A Howard Johnson's on South Dixie highway was converted into a field hospital. There were hundreds of storm related injuries.

"Heart attacks, broken legs from people falling off roofs, lacerations from all the glass and metal that's thrown around everywhere," explained a volunteer doctor.

At a triage center set up under a tent in Homestead, four year-old Alfonso Suarez bawled as he was placed on a gurney. The boy had a wall fall on his head during the storm, three days earlier. A volunteer doctor from Manatee County diagnosed a skull fracture and a private ambulance took Alfonso to a hospital to the north, where there was power. The doctor marveled at the misery around him.

"They're without their roofs, they're without water, they're without electricity, and it's more like a third-world country right now," he said.

Looters went to work.

"Don't you know that's a crime, don't you know you can go to jail for that?" a reporter shouted at young people hauling merchandise out of a business in Cutler Ridge.

Hundreds of looters would be arrested in the days following the storm.

Homeowners and businessmen armed themselves. Signs were scrawled on the front of houses and stores. "You loot, we shoot," read one. "Yes, I have a gun!" read another.

"It's been three days without sleep," a weary store owner said, standing at his front door with an assault rifle at the ready. One looter, armed with a shotgun, was shot in the head by a homeowner who was himself armed, and obviously a better shot.

The National Guard and relief workers trickled into a hurricane zone where a flood of aid was needed.

A sign created in eight foot tall letters on the roof of a heavily damaged home said it all: "We need help, President Bush."

Kate Hale, Miami-Dade's director of emergency services, stood before a bank of cameras and delivered a desperate, angry appeal to the federal government that played on the national news.
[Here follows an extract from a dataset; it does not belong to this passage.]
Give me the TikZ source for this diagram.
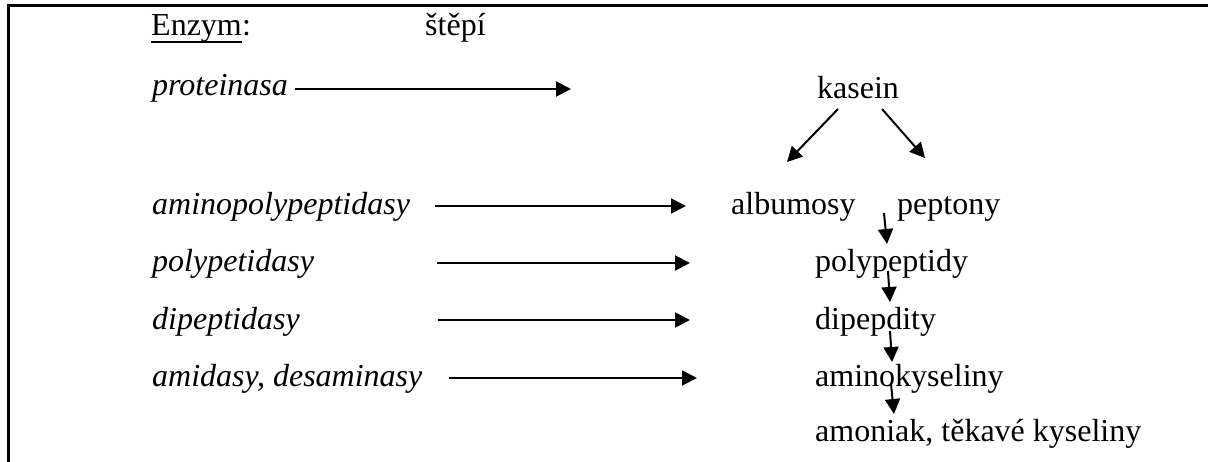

"We have a catastrophic disaster, please come down and help us!" Hale exclaimed. "Where the hell is the cavalry on this one?"

President George H.W. Bush bristled in subsequent comments from the Rose Garden at the White House.

"I'm not going to participate in the blame game," a testy Bush said.

But Hale's plea got help moving. Seemingly in an instant, huge military cargo planes began descending on Miami-Dade, disgorging trucks, tons of supplies and troops. They fanned out in huge numbers across the South end, feeding the masses in field kitchens, providing security and erecting tent cities to house thousands who had been left homeless and on their own against the heat and the elements for more than a week. Men, women and children filled the tent cities where they were fed and had a place to get out of the rain.

The tent city residents would eventually move into FEMA trailers, where some would remain for years.

Andrew killed 44 people, 19 directly, and the remainder in post-storm related accidents. Firefighter John Byers was killed when a falling limb crushed his skull as he searched for victims.

Andrew left 165,000 homes destroyed or heavily damaged.

The losses, including the cost of cleanup, approached $30 billion. A quarter of a million tons of debris was removed from the hurricane zone.

CBS4 reporter Gary Nelson's father-in-law, Jim White, came down from Jacksonville the day after Andrew struck, to help Gary's family patch up and clean up their home in Palmetto Bay. Cement roof tiles had gone through their shutters like mortar shells, most of their windows were broken, ceilings fell in, and a hundred foot tall oak tree in the back yard resembled a stick figure.

Jim brought his camcorder with him. Training it down the our storm ravaged Palmetto Bay street, he remarked, "It's the damndest thing I ever saw." It was the damndest thing anybody ever saw.

South Floridians could not imagine a day so painful 20 years ago, and could not imagine how many hard days and years would lie ahead.